News of the march soon reached the French at Fort Duquesne. And when they heard how great the numbers were, they were much afraid, and almost decided to leave the fort and march away before the British arrived. But a brave officer named Beaujeu, said, "No, let us rather gather some of the Indians and go out to meet them." Then council fires were lit, and Beaujeu, dressed like an Indian brave, flung the war-hatchet down and talked to the Red Men until they were athirst for blood and ready to join the fight. So the war-dance was danced. Then daubed with paint and decked with feathers, six hundred red warriors and two hundred and fifty Frenchmen marched out to meet the British. They were led by Beaujeu, who looked almost like an Indian, wearing a fringed shirt as they did, under his steel breast-plate.
The summer sun was shining, the sky was blue and clear, as the British force wound slowly across the river Monongahela. The men were in good spirits, for their journey was nearly at an end, Fort Duquesne being only nine miles off. Of victory they had no doubt, so to the sound of drum and trumpet they marched gaily along. Then suddenly, from the dark and silent forest, dashed a crowd of Indian warriors, uttering piercing, hideous war-cries. At the same moment a hail of bullets mowed down the British soldiers. Quickly they returned the fire, and shouting, "God save the King," they rushed at the foe.
But the Indians scattered through the forest. Hiding behind trees and bushes they shot in safety at the British, whose red coats made them an easy mark.
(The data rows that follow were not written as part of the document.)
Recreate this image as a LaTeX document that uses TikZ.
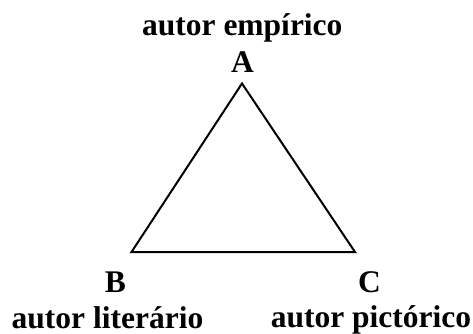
\documentclass[tikz,border=0pt]{standalone}
\usepackage{fontspec}
\setmainfont{Liberation Serif}
\begin{document}
\begin{tikzpicture}[x=1pt,y=-1pt,
  lbl/.style={font=\fontsize{31.5}{34}\selectfont\bfseries, inner sep=0pt, anchor=base},
  edge/.style={draw=black, line width=2pt, line join=miter}]
\useasboundingbox (0,0) rectangle (473,334);
\coordinate (A) at (242,83.5);
\coordinate (B) at (131.5,252);
\coordinate (C) at (355,252);
\draw[edge] (A) -- (B) -- (C) -- cycle;
\node[lbl] (t1) at (242.3,36) {autor empírico};
\node[lbl] (tA) at (242.5,73) {A};
\node[lbl] (tB) at (115.5,292.7) {B};
\node[lbl] (tC) at (369.5,292.7) {C};
\node[lbl] (t2) at (107.5,328) {autor literário};
\node[lbl] (t3) at (371,327.5) {autor pictórico};
\end{tikzpicture}
\end{document}
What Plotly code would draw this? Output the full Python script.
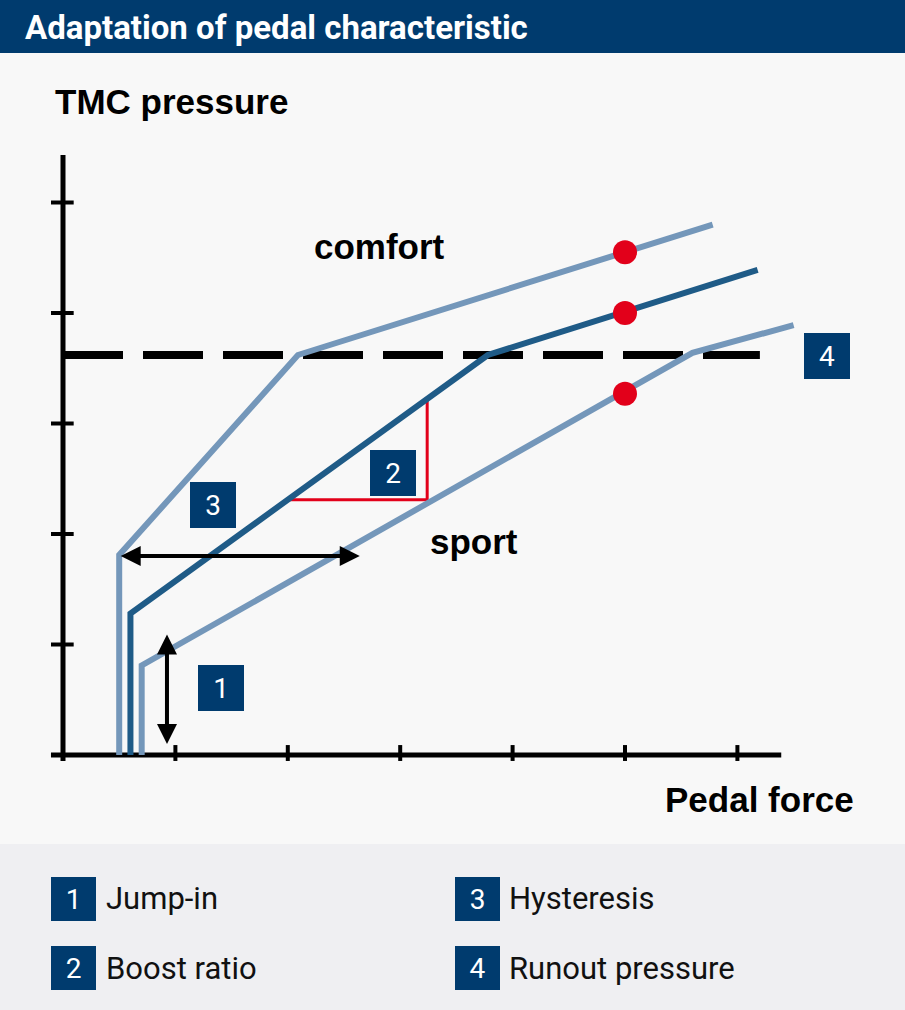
import plotly.graph_objects as go

W, H = 905, 1010

# ---------------- data (in chart units: x = pedal force, y = TMC pressure) ----------------
x_ticks = [1, 2, 3, 4, 5, 6]
y_ticks = [1, 2, 3, 4, 5]

comfort_x = [0.50, 0.50, 2.09, 5.78]
comfort_y = [0.00, 1.81, 3.62, 4.80]

boost_x = [0.60, 0.60, 3.78, 6.18]
boost_y = [0.00, 1.28, 3.62, 4.39]

sport_x = [0.70, 0.70, 5.60, 6.50]
sport_y = [0.00, 0.81, 3.64, 3.89]

dot_x = [5.0, 5.0, 5.0]
dot_y = [4.55, 4.00, 3.27]

runout_x = [0.0, 6.2]
runout_y = [3.62, 3.62]

boost_tri_x = [2.00, 3.24, 3.24]
boost_tri_y = [2.31, 2.31, 3.22]

hyst_x = [0.50, 2.64]
hyst_y = [1.80, 1.80]

jump_x = [0.925, 0.925]
jump_y = [1.104, 0.10]

marker_labels = ["1", "2", "3", "4"]
marker_x = [1.41, 2.94, 1.335, 6.797]
marker_y = [0.602, 2.551, 2.262, 3.614]

legend_nums = ["1", "2", "3", "4"]
legend_texts = ["Jump-in", "Boost ratio", "Hysteresis", "Runout pressure"]

title_text = "Adaptation of pedal characteristic"
y_label = "TMC pressure"
x_label = "Pedal force"
curve_labels = ["comfort", "sport"]

# ---------------- styles ----------------
DARK = "#003b6e"
LIGHT_LINE = "#7497ba"
DARK_LINE = "#1f5b87"
RED = "#e2001a"
BG = "#f8f8f8"
LEG_BG = "#efeff2"
BOLD = "Liberation Sans"
REG = "Roboto"

x_range = [-63 / 112.4, (W - 63) / 112.4]
y_range = [-(H - 755) / 110.5, 755 / 110.5]

fig = go.Figure()

# axes (drawn as lines in data units)
fig.add_trace(go.Scatter(x=[0, 0], y=[-0.054, 5.43], mode="lines",
                         line=dict(color="black", width=5), hoverinfo="skip"))
fig.add_trace(go.Scatter(x=[-0.107, 6.39], y=[0, 0], mode="lines",
                         line=dict(color="black", width=5), hoverinfo="skip"))
tx, ty = [], []
for t in x_ticks:
    tx += [t, t, None]
    ty += [-0.054, 0.09, None]
fig.add_trace(go.Scatter(x=tx, y=ty, mode="lines",
                         line=dict(color="black", width=4), hoverinfo="skip"))
tx, ty = [], []
for t in y_ticks:
    tx += [-0.107, 0.095, None]
    ty += [t, t, None]
fig.add_trace(go.Scatter(x=tx, y=ty, mode="lines",
                         line=dict(color="black", width=4), hoverinfo="skip"))

# runout pressure dashed line
fig.add_trace(go.Scatter(x=runout_x, y=runout_y, mode="lines",
                         line=dict(color="black", width=8, dash="60px,20px"), hoverinfo="skip"))

# boost ratio triangle
fig.add_trace(go.Scatter(x=boost_tri_x, y=boost_tri_y, mode="lines",
                         line=dict(color=RED, width=3), hoverinfo="skip"))

# curves
fig.add_trace(go.Scatter(x=comfort_x, y=comfort_y, mode="lines",
                         line=dict(color=LIGHT_LINE, width=6), hoverinfo="skip"))
fig.add_trace(go.Scatter(x=sport_x, y=sport_y, mode="lines",
                         line=dict(color=LIGHT_LINE, width=6), hoverinfo="skip"))
fig.add_trace(go.Scatter(x=boost_x, y=boost_y, mode="lines",
                         line=dict(color=DARK_LINE, width=6), hoverinfo="skip"))

# red dots
fig.add_trace(go.Scatter(x=dot_x, y=dot_y, mode="markers",
                         marker=dict(color=RED, size=24, line=dict(width=0)), hoverinfo="skip"))

ann = []
# double arrows
for ax_, ay_ in ((hyst_x, hyst_y), (jump_x, jump_y)):
    ann.append(dict(x=ax_[1], y=ay_[1], ax=ax_[0], ay=ay_[0], xref="x", yref="y",
                    axref="x", ayref="y", text="", showarrow=True, arrowhead=2, startarrowhead=2,
                    arrowside="end+start", arrowwidth=4, arrowsize=1, startarrowsize=1,
                    arrowcolor="black", standoff=0, startstandoff=0))

# numbered markers in chart
for lab, mx, my in zip(marker_labels, marker_x, marker_y):
    ann.append(dict(x=mx, y=my, xref="x", yref="y", text=lab, showarrow=False,
                    xanchor="center", yanchor="middle",
                    bgcolor=DARK, width=46, height=46, borderpad=0, borderwidth=0,
                    align="center", valign="middle",
                    font=dict(family=REG, size=28, color="white")))

bold_font = dict(family=BOLD, size=35, color="black", weight="bold")
# text labels
ann.append(dict(x=2.215, y=(755 - 246) / 110.5, xref="x", yref="y", text=curve_labels[0],
                showarrow=False, xanchor="left", yanchor="middle", font=bold_font))
ann.append(dict(x=(428 - 63) / 112.4, y=(755 - 541) / 110.5, xref="x", yref="y", text=curve_labels[1],
                showarrow=False, xanchor="left", yanchor="middle", font=bold_font))
ann.append(dict(x=53 / W, y=1 - 102 / H, xref="paper", yref="paper", text=y_label,
                showarrow=False, xanchor="left", yanchor="middle", font=bold_font))
ann.append(dict(x=663 / W, y=1 - 799 / H, xref="paper", yref="paper", text=x_label,
                showarrow=False, xanchor="left", yanchor="middle", font=bold_font))

# header title
ann.append(dict(x=23 / W, y=1 - 27 / H, xref="paper", yref="paper", text=title_text,
                showarrow=False, xanchor="left", yanchor="middle",
                font=dict(family=REG, size=33, color="white", weight="bold")))

# legend
leg_pos = [(73.5, 898.5), (73.5, 968), (477, 898.5), (477, 968)]
for num, txt, (cx, cy) in zip(legend_nums, legend_texts, leg_pos):
    ann.append(dict(x=cx / W, y=1 - cy / H, xref="paper", yref="paper", text=num,
                    showarrow=False, xanchor="center", yanchor="middle",
                    bgcolor=DARK, width=45, height=44, borderpad=0,
                    borderwidth=0, align="center", valign="middle",
                    font=dict(family=REG, size=28, color="white")))
    ann.append(dict(x=(cx + 30) / W, y=1 - cy / H, xref="paper", yref="paper", text=txt,
                    showarrow=False, xanchor="left", yanchor="middle",
                    font=dict(family=REG, size=31, color="#111111")))

shapes = [
    dict(type="rect", xref="paper", yref="paper", x0=0, x1=1, y0=1 - 53 / H, y1=1,
         fillcolor=DARK, line=dict(width=0), layer="below"),
    dict(type="rect", xref="paper", yref="paper", x0=0, x1=1, y0=0, y1=1 - 844 / H,
         fillcolor=LEG_BG, line=dict(width=0), layer="below"),
]

fig.update_layout(
    width=W, height=H, margin=dict(l=0, r=0, t=0, b=0),
    paper_bgcolor=BG, plot_bgcolor="rgba(0,0,0,0)",
    showlegend=False, annotations=ann, shapes=shapes,
    xaxis=dict(range=x_range, visible=False, fixedrange=True),
    yaxis=dict(range=y_range, visible=False, fixedrange=True),
)

fig.write_html("out.html", config={"displayModeBar": False},
               post_script="document.body.style.margin='0px';document.body.style.overflow='hidden';")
Gallantly the British fought. But it was like fighting against puffs of smoke. They could not see the foe; they were guided only by the smoke; their bullets tore through the bushes and were buried in the tree trunks, doing little harm, while from every side death rained upon the redcoats.
The British were unused to this savage warfare. Had they scattered like the Indians, and fired from behind shelter as they did, there might have been some hope. The American colonists, who were with the army under George Washington, knowing the ways of the Indians, fought them in their own manner. But to Braddock, that seemed unsoldierly and cowardly. If his men tried to scatter, he drove them together again, so they stood a brilliant target in the sunshine to be mown down by the murderous fire of savages.
Braddock himself fought and shouted like a madman. Horse after horse was shot under him, and at last he fell, sorely wounded.
For two hours or more the slaughter lasted. Then the troops could stand no more. They fled, leaving more than half their number dead or dying upon the field. All night they fled, pursued by the savage foe. Day came, still on they fled until they reached Dunbar's camp. Even here their panic did not cease. Dunbar and his men were seized with terror too. But it was not possible to flee with such baggage as they had. So stores were destroyed, barrels of gunpowder were thrown into the river, wagons were burned, lest they should fall into the hands of the enemy. Then the whole army marched back the way it had come. The rout was complete.
But meanwhile, swept along with the fleeing host, Braddock was dying. His life was ending in the darkness of defeat and disaster. Gloomy and silent he lay in his litter. "Who would have thought it?" was all he said. Then, as if with some returning hope, he murmured: "We shall know better how to do it another time." Then he died. For him, there was to be no "other time."